Nukaks han muerto recientemente de esta enfermedad. El médico Fernando Carvajal, quien trabaja en Guaviare, así lo confirma. Esta infección, si no es tratada a tiempo, se riega por el cuerpo y afecta órganos vitales. La existencia del ácaro obliga a los indígenas a pringar o quemar todas sus pertenencias, hamacas, cobijas y ropa. Agua y jabón no son suficientes para acabar con el vector. Es tan preocupante que el Ministerio de Salud emitió hace poco unos lineamientos para tratar la enfermedad debido a que los medicamentos que se requieren, a pesar de ser económicos, no están en el Plan Obligatorio de Salud (POS).
En el asentamiento de Guanapalo, Walter, de 4 años, camina con dificultad. Alza su pie y se ven heridas causadas por niguas, organismos microscópicos que viven en pisos húmedos, como el de la selva. Se meten en los pies y producen huevos dentro del cuerpo humano. Los nukaks caminan descalzos, lo que los hace más propensos a enfermarse, sumado a la mala alimentación.
Por más que se maneje el discurso de que a los nukaks hay que protegerlos, como a todas las etnias indígenas, los hechos demuestran que es una tarea difícil de realizar. Están en un limbo, ni son de aquí ni son de allá. Las últimas generaciones han crecido en medio de una población que, por un lado, recomienda no acercarse a ellos para no colonizarlos y afectar sus costumbres, pero, por otro lado, los discriminan. En San José hay grupos en las redes sociales que alertan de la presencia de los nukaks. “El blanco nos dispara. Piensan que somos animales”, dice Hover, líder de Agua Bonita. Su tío hace unos días fue atacado cuando pasaba por una de las fincas del sector buscando comida.
La talla pequeña de los nukaks es el reflejo de los problemas alimenticios que por generaciones han presentado. La expectativa de vida es corta, los más viejos tienen 54 años.
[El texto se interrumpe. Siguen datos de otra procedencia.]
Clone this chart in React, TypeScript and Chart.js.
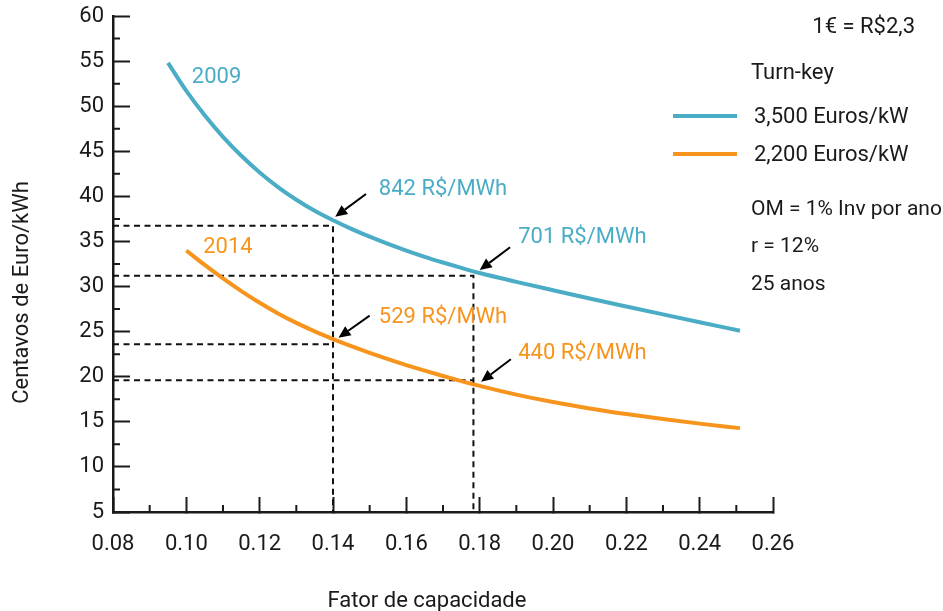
import React, { useEffect, useRef } from 'react';
import { Chart, registerables } from 'chart.js';

Chart.register(...registerables);

const FONT = 'Roboto, "Liberation Sans", sans-serif';
const BLUE = '#4BACC6';
const ORANGE = '#F7941D';
const INK = '#1a1a1a';

// Series: capacity factor (x) vs cost in Euro cents/kWh (y)
const capacity2009 = [0.095, 0.100, 0.105, 0.110, 0.115, 0.120, 0.125, 0.130, 0.135, 0.140, 0.145, 0.150, 0.155, 0.160, 0.165, 0.170, 0.175, 0.180, 0.190, 0.200, 0.210, 0.220, 0.230, 0.240, 0.251];
const cost2009 = [54.8, 51.7, 49.0, 46.6, 44.5, 42.65, 41.03, 39.62, 38.4, 37.35, 36.4, 35.53, 34.73, 33.99, 33.3, 32.67, 32.07, 31.5, 30.52, 29.59, 28.68, 27.79, 26.91, 26.04, 25.1];
const capacity2014 = [0.100, 0.105, 0.110, 0.115, 0.120, 0.125, 0.130, 0.135, 0.140, 0.145, 0.150, 0.155, 0.160, 0.165, 0.170, 0.175, 0.180, 0.190, 0.200, 0.210, 0.220, 0.230, 0.240, 0.251];
const cost2014 = [34.0, 32.4, 30.9, 29.5, 28.2, 27.02, 25.97, 25.03, 24.18, 23.39, 22.65, 21.95, 21.29, 20.67, 20.08, 19.52, 18.99, 18.02, 17.19, 16.48, 15.86, 15.31, 14.8, 14.3];

const xTicks = [0.08, 0.10, 0.12, 0.14, 0.16, 0.18, 0.20, 0.22, 0.24, 0.26];
const yTicks = [5, 10, 15, 20, 25, 30, 35, 40, 45, 50, 55, 60];
const xMinorTicks = [0.09, 0.11, 0.13, 0.15, 0.17, 0.19, 0.21, 0.23, 0.25];
const yMinorTicks = [7.5, 12.5, 17.5, 22.5, 27.5, 32.5, 37.5, 42.5, 47.5, 52.5, 57.5];

// Dashed guides
const guideX = [0.14, 0.1783];
const guideY = [36.75, 31.2, 23.6, 19.6];

// Price annotations
const priceLabels = ['842 R$/MWh', '701 R$/MWh', '529 R$/MWh', '440 R$/MWh'];
const priceSeries = [0, 0, 1, 1];
const priceLabelX = [0.1525, 0.1905, 0.1525, 0.1905];
const priceLabelY = [40.15, 34.79, 25.92, 21.93];
const arrowTailX = [0.149, 0.1883, 0.150, 0.1885];
const arrowTailY = [40.26, 34.35, 26.77, 21.93];
const arrowTipX = [0.1406, 0.1800, 0.1415, 0.1804];
const arrowTipY = [37.74, 31.83, 24.33, 19.45];

const yearLabels = ['2009', '2014'];
const yearLabelX = [0.1015, 0.1046];
const yearLabelY = [52.54, 33.69];

const legendLabels = ['3,500 Euros/kW', '2,200 Euros/kW'];
const exchangeNote = '1€ = R$2,3';
const legendTitle = 'Turn-key';
const notes = ['OM = 1% Inv por ano', 'r = 12%', '25 anos'];

const xTitle = 'Fator de capacidade';
const yTitle = 'Centavos de Euro/kWh';

const toPoints = (xs: number[], ys: number[]) => xs.map((x, i) => ({ x, y: ys[i] }));

const decorPlugin = {
  id: 'decor',
  afterDraw(chart: any) {
    const { ctx, scales } = chart;
    const xs = scales.x;
    const ys = scales.y;
    const colors = [BLUE, ORANGE];
    ctx.save();

    // minor ticks
    ctx.strokeStyle = INK;
    ctx.lineWidth = 2;
    ctx.beginPath();
    const axisY = ys.getPixelForValue(5);
    const axisX = xs.getPixelForValue(0.08);
    xMinorTicks.forEach((v) => {
      const px = xs.getPixelForValue(v);
      ctx.moveTo(px, axisY);
      ctx.lineTo(px, axisY - 7);
    });
    yMinorTicks.forEach((v) => {
      const py = ys.getPixelForValue(v);
      ctx.moveTo(axisX, py);
      ctx.lineTo(axisX + 7, py);
    });
    ctx.stroke();

    // arrows
    ctx.fillStyle = '#000';
    ctx.strokeStyle = '#000';
    ctx.lineWidth = 2;
    for (let i = 0; i < arrowTailX.length; i++) {
      const x1 = xs.getPixelForValue(arrowTailX[i]);
      const y1 = ys.getPixelForValue(arrowTailY[i]);
      const x2 = xs.getPixelForValue(arrowTipX[i]);
      const y2 = ys.getPixelForValue(arrowTipY[i]);
      const ang = Math.atan2(y2 - y1, x2 - x1);
      const hl = 12;
      const hw = 5.5;
      const bx = x2 - hl * Math.cos(ang);
      const by = y2 - hl * Math.sin(ang);
      ctx.beginPath();
      ctx.moveTo(x1, y1);
      ctx.lineTo(bx, by);
      ctx.stroke();
      ctx.beginPath();
      ctx.moveTo(x2, y2);
      ctx.lineTo(bx + hw * Math.sin(ang), by - hw * Math.cos(ang));
      ctx.lineTo(bx - hw * Math.sin(ang), by + hw * Math.cos(ang));
      ctx.closePath();
      ctx.fill();
    }

    // in-plot labels
    ctx.font = `22px ${FONT}`;
    ctx.textBaseline = 'alphabetic';
    ctx.textAlign = 'left';
    priceLabels.forEach((t, i) => {
      ctx.fillStyle = colors[priceSeries[i]];
      ctx.fillText(t, xs.getPixelForValue(priceLabelX[i]), ys.getPixelForValue(priceLabelY[i]));
    });
    yearLabels.forEach((t, i) => {
      ctx.fillStyle = colors[i];
      ctx.fillText(t, xs.getPixelForValue(yearLabelX[i]), ys.getPixelForValue(yearLabelY[i]));
    });

    // right panel
    ctx.fillStyle = INK;
    ctx.textAlign = 'right';
    ctx.fillText(exchangeNote, 915, 33);
    ctx.textAlign = 'left';
    ctx.fillText(legendTitle, 751, 79);
    const legendY = [116, 154];
    const legendBase = [123.3, 161];
    legendLabels.forEach((t, i) => {
      ctx.strokeStyle = colors[i];
      ctx.lineWidth = 4;
      ctx.beginPath();
      ctx.moveTo(673, legendY[i]);
      ctx.lineTo(737, legendY[i]);
      ctx.stroke();
      ctx.fillStyle = INK;
      ctx.fillText(t, 754, legendBase[i]);
    });
    ctx.font = `21px ${FONT}`;
    const noteBase = [215, 251.7, 290];
    notes.forEach((t, i) => ctx.fillText(t, 751, noteBase[i]));

    // axis titles
    ctx.font = `22px ${FONT}`;
    ctx.textAlign = 'center';
    ctx.fillText(xTitle, 427, 606.5);
    ctx.translate(28, 292.5);
    ctx.rotate(-Math.PI / 2);
    ctx.fillText(yTitle, 0, 0);
    ctx.restore();
  },
};

export default function App() {
  const canvasRef = useRef<HTMLCanvasElement | null>(null);

  useEffect(() => {
    if (!canvasRef.current) return;
    const dashed = (data: { x: number; y: number }[]) => ({
      data,
      borderColor: '#111',
      borderWidth: 2,
      borderDash: [6, 4.5],
      pointRadius: 0,
      fill: false,
      tension: 0,
      order: 2,
    });
    const chart = new Chart(canvasRef.current, {
      type: 'line',
      data: {
        datasets: [
          {
            label: legendLabels[0],
            data: toPoints(capacity2009, cost2009),
            borderColor: BLUE,
            borderWidth: 4,
            pointRadius: 0,
            cubicInterpolationMode: 'monotone',
            fill: false,
            order: 0,
          },
          {
            label: legendLabels[1],
            data: toPoints(capacity2014, cost2014),
            borderColor: ORANGE,
            borderWidth: 4,
            pointRadius: 0,
            cubicInterpolationMode: 'monotone',
            fill: false,
            order: 0,
          },
          dashed([{ x: 0.08, y: guideY[0] }, { x: guideX[0], y: guideY[0] }, { x: guideX[0], y: 5 }]),
          dashed([{ x: 0.08, y: guideY[1] }, { x: guideX[1], y: guideY[1] }, { x: guideX[1], y: 5 }]),
          dashed([{ x: 0.08, y: guideY[2] }, { x: guideX[0], y: guideY[2] }]),
          dashed([{ x: 0.08, y: guideY[3] }, { x: guideX[1], y: guideY[3] }]),
        ] as any,
      },
      options: {
        animation: false,
        responsive: false,
        devicePixelRatio: 1,
        layout: { padding: { left: 0, top: 16, right: 170, bottom: 0 } },
        plugins: { legend: { display: false }, tooltip: { enabled: false } },
        scales: {
          x: {
            type: 'linear',
            min: 0.08,
            max: 0.26,
            afterBuildTicks: (s: any) => {
              s.ticks = xTicks.map((value) => ({ value }));
            },
            afterFit: (s: any) => {
              s.height = 99;
              s.paddingLeft = 0;
              s.paddingRight = 0;
            },
            ticks: {
              font: { family: FONT, size: 22 },
              color: INK,
              padding: 34,
              maxRotation: 0,
              autoSkip: false,
              callback: (v: any) => Number(v).toFixed(2),
            },
            grid: {
              display: true,
              drawOnChartArea: false,
              drawTicks: true,
              tickLength: -15,
              tickWidth: 2,
              tickColor: INK,
            },
            border: { display: true, color: INK, width: 2.5 },
          },
          y: {
            type: 'linear',
            min: 5,
            max: 60,
            afterBuildTicks: (s: any) => {
              s.ticks = yTicks.map((value) => ({ value }));
            },
            afterFit: (s: any) => {
              s.width = 113;
              s.paddingTop = 0;
              s.paddingBottom = 0;
            },
            ticks: {
              font: { family: FONT, size: 22 },
              color: INK,
              padding: 26,
              autoSkip: false,
              callback: (v: any) => String(v),
            },
            grid: {
              display: true,
              drawOnChartArea: false,
              drawTicks: true,
              tickLength: -17,
              tickWidth: 2,
              tickColor: INK,
            },
            border: { display: true, color: INK, width: 2.5 },
          },
        },
      } as any,
      plugins: [decorPlugin],
    });
    return () => chart.destroy();
  }, []);

  return (
    <div style={{ position: 'fixed', left: 0, top: 0, width: 943, height: 611, background: '#fff' }}>
      <canvas ref={canvasRef} width={943} height={611} />
    </div>
  );
}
En San José del Guaviare, durante lo corrido de este año, van más de 50 casos de niños con esta patología. “La mayoría de ellos, indígenas. Llegan con unas anemias tan álgidas que no las veo en otras zonas del país”, dice Germán Amézquita, pediatra de la región. La drogadicción y el alcoholismo es otro problema de salud pública. “Los que se acercan a los nukaks lo hacen para enseñar las malas costumbres, como robar y consumir, ellos repiten lo que ven”, dicen los sociólogos de la región, frustrados por la brecha en la comunicación.
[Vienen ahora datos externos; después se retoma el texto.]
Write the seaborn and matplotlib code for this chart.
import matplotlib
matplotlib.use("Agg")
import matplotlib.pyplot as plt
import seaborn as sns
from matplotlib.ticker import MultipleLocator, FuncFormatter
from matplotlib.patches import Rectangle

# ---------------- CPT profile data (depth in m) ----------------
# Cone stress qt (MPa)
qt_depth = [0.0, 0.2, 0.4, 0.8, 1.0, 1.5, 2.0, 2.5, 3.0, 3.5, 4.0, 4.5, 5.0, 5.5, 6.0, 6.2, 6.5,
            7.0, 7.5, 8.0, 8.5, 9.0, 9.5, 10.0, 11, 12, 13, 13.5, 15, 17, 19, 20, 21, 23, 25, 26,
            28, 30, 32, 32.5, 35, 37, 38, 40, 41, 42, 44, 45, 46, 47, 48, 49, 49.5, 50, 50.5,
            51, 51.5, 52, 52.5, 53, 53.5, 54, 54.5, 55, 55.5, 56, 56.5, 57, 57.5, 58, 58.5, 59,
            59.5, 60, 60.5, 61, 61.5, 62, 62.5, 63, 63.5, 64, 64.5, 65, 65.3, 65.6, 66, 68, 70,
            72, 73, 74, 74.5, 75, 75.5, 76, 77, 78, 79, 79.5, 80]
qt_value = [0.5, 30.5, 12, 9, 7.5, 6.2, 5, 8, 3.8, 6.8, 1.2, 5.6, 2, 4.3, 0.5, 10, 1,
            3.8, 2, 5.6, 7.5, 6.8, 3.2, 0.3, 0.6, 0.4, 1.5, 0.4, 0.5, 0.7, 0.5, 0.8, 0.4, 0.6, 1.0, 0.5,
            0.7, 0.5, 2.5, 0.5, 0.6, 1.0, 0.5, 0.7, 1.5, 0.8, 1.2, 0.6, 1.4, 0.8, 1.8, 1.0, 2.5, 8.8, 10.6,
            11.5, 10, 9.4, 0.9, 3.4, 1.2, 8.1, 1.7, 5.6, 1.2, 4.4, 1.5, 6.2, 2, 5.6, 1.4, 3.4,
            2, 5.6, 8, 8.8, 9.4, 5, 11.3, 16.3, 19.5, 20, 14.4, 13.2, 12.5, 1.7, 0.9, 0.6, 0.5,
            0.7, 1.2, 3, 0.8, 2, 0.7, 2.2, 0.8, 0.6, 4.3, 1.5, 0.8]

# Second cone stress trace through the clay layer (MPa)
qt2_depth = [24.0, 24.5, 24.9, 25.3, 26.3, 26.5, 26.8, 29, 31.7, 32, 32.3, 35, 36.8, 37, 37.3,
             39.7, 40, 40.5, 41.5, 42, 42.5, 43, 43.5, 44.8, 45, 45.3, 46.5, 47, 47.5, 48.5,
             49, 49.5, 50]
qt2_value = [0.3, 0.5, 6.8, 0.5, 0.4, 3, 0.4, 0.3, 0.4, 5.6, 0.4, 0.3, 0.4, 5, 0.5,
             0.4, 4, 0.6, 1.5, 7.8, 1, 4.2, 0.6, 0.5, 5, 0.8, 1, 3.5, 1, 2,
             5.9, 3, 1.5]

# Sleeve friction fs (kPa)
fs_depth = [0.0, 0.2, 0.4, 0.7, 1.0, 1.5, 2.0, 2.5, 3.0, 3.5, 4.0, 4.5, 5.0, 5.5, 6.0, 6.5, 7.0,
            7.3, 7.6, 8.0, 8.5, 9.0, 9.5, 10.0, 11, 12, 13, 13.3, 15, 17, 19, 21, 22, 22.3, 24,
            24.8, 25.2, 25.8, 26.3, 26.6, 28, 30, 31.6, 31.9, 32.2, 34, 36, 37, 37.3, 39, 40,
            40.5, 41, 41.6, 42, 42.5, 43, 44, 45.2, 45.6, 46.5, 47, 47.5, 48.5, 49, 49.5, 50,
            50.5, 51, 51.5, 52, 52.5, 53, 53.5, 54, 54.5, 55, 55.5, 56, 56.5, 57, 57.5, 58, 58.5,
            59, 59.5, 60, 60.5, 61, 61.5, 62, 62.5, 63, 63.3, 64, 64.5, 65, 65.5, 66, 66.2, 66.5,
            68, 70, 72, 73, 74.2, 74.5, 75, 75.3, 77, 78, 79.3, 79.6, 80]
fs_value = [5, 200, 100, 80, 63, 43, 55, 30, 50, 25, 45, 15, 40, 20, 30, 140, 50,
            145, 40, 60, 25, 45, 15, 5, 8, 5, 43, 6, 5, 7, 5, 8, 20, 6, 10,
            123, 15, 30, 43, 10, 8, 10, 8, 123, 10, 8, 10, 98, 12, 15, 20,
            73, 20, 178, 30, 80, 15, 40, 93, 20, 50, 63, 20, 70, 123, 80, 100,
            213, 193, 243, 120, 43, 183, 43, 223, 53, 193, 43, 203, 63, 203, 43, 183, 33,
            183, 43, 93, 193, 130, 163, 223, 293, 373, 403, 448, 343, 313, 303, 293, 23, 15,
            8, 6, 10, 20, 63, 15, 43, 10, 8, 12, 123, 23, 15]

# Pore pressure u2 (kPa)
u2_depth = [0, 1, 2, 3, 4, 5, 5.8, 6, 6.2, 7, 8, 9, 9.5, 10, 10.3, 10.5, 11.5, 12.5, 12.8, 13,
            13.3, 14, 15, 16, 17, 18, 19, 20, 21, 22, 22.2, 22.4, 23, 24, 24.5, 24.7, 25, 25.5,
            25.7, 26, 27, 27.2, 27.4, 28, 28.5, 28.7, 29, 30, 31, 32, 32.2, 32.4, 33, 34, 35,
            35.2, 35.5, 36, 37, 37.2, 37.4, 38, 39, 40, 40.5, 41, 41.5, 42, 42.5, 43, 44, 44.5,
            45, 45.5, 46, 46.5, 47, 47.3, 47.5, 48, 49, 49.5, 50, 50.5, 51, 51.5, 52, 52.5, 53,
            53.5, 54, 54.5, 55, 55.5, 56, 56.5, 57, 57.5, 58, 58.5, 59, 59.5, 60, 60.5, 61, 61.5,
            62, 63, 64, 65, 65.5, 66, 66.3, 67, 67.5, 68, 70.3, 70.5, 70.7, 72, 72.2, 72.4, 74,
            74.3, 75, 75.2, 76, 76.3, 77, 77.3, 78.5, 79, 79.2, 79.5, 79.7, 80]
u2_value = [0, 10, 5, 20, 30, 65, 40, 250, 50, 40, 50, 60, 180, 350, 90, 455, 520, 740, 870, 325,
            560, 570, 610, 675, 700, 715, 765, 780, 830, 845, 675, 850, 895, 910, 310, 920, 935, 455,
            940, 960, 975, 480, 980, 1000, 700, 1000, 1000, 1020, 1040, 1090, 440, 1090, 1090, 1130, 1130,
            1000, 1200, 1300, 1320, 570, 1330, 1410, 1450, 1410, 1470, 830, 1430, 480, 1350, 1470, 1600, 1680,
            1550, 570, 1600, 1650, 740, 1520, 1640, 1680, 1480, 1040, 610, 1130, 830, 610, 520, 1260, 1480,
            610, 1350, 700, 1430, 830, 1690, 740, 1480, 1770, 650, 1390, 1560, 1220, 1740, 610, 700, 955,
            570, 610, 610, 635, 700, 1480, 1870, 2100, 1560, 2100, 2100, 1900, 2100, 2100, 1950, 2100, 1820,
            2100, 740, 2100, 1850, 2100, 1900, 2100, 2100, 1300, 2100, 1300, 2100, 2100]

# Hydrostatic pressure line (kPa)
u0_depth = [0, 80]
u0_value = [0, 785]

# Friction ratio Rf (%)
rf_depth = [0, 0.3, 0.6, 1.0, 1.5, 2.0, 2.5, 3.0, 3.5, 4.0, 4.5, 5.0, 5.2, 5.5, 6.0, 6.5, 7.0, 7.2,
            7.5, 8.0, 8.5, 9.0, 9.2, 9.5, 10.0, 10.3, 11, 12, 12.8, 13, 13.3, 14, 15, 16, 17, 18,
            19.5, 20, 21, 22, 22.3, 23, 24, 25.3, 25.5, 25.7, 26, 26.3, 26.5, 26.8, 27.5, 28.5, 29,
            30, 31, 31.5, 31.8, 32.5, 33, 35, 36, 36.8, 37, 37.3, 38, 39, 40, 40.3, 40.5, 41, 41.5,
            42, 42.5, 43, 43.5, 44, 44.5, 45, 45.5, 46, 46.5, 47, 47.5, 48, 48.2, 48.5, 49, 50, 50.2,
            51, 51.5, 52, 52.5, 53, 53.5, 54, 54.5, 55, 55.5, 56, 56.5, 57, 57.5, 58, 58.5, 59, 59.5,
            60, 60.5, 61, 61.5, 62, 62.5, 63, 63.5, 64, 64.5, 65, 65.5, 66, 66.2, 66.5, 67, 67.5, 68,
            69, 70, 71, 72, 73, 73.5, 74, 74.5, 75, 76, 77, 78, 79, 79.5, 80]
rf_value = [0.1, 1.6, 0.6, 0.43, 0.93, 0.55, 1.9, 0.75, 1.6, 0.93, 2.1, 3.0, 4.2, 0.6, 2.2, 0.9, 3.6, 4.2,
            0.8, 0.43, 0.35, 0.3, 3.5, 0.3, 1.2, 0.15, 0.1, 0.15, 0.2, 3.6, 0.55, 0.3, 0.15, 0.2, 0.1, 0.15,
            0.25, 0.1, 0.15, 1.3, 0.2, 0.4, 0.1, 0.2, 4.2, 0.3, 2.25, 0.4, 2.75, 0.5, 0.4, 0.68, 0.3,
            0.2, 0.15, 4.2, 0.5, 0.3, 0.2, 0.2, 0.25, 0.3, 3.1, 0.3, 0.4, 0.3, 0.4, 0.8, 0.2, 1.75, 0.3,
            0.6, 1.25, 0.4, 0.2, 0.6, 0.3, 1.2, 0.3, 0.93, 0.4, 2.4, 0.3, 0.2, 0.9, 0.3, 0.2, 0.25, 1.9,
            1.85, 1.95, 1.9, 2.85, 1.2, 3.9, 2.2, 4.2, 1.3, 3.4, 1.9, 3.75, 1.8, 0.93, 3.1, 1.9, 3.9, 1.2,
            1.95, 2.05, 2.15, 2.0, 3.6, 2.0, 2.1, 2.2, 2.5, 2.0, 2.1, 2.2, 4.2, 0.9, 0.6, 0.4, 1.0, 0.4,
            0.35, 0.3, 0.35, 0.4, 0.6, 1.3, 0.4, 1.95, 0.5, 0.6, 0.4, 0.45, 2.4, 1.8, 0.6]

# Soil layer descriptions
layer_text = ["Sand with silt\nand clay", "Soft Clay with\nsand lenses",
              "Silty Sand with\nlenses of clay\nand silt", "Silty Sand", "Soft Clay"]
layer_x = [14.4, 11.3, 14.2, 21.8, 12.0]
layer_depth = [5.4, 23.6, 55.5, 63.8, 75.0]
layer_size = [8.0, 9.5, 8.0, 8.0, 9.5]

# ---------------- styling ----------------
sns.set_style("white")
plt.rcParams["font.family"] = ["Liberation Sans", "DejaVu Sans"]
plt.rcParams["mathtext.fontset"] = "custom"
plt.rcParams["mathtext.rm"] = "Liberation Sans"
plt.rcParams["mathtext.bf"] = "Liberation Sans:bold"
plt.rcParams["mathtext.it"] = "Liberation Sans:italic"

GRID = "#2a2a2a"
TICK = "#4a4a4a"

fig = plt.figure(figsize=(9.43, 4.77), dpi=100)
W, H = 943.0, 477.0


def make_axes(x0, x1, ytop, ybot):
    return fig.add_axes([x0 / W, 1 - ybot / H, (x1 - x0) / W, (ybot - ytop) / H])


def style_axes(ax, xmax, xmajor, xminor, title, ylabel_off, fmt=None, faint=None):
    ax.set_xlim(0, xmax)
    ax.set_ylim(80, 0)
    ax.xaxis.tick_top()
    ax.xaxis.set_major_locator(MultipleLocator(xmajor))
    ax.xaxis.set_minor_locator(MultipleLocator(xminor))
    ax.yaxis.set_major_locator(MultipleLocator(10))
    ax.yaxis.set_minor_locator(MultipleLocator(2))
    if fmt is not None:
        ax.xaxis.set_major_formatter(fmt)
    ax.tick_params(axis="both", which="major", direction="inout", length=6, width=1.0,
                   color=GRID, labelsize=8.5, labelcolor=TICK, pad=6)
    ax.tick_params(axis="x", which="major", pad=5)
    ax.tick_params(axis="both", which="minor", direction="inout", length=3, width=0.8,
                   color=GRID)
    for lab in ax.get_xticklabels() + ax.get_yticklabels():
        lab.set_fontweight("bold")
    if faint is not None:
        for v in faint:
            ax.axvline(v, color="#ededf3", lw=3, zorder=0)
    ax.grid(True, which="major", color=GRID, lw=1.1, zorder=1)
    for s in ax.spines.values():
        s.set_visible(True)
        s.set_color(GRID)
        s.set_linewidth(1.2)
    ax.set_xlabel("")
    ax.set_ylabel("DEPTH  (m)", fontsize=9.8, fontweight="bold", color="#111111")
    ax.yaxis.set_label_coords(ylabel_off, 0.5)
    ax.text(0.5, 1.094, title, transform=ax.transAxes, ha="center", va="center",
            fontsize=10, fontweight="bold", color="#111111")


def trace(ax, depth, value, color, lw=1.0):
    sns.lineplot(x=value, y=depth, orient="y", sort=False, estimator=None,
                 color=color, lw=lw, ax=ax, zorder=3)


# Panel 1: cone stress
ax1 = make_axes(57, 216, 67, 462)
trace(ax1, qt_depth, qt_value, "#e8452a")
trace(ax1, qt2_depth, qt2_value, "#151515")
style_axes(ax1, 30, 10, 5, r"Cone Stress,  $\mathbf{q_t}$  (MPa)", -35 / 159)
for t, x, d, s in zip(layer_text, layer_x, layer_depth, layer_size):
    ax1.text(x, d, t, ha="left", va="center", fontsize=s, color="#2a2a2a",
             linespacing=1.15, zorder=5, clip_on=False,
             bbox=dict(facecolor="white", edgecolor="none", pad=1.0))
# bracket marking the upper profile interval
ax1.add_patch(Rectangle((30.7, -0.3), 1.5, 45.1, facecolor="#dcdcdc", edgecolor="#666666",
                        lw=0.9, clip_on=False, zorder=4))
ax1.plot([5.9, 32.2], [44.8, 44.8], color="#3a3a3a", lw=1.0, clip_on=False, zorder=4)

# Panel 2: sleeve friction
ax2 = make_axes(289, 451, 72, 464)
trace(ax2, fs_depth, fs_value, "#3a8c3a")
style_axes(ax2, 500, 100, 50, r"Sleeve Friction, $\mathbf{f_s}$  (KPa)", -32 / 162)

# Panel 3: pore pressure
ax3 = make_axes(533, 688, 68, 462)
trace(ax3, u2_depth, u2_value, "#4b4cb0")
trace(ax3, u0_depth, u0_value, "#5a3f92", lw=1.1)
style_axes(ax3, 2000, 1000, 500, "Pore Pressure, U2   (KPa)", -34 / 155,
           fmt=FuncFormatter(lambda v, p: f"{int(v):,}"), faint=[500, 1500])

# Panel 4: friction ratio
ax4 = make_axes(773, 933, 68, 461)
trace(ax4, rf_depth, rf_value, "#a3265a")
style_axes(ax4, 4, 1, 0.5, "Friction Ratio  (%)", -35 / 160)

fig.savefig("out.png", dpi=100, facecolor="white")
Médicos y pacientes literalmente no hablan el mismo idioma, de nada sirve una fórmula médica si no saben leerla. La mayoría de los nukaks no están registrados, cada vez que van al médico se cambian de nombre, lo que dificulta tener una historia clínica. “A veces no sé si el paciente que se fue murió de camino”, cuestiona uno de los galenos. Ellos entierran a sus seres queridos sin dar aviso, abriendo un hueco en la selva.
Ester, cuando estaba hospitalizada por el aborto, se enteró de que su esposo y su hijo se encontraban en la calle con fiebre y brote en el cuerpo. Trató de pedir ayuda en su lengua, pero no la entendieron, así que se fugó. Hoy está con toda su familia en la calle, no tiene dinero ni fuerzas para devolverse a la selva.
Los nukaks viajan en grupos familiares, los mismos que se ven en indigencia. La secretaria de Salud del municipio, Martha Romero, es consciente de la necesidad de llevar promotores de salud a los asentamientos para que puedan hacer seguimiento y prevenir enfermedades, pero desde 2020 no tiene recursos. Anualmente, necesitaría 1.500 millones de pesos y voluntad política para sacar adelante el proyecto.
Mientras eso pasa, algunos de los nukaks que ven morir a sus familiares se deprimen, y, para frenar su agonía, se suicidan bebiendo barbasco, una planta tóxica que, según sus creencias, los ayudará a reunirse con su clan en el más allá.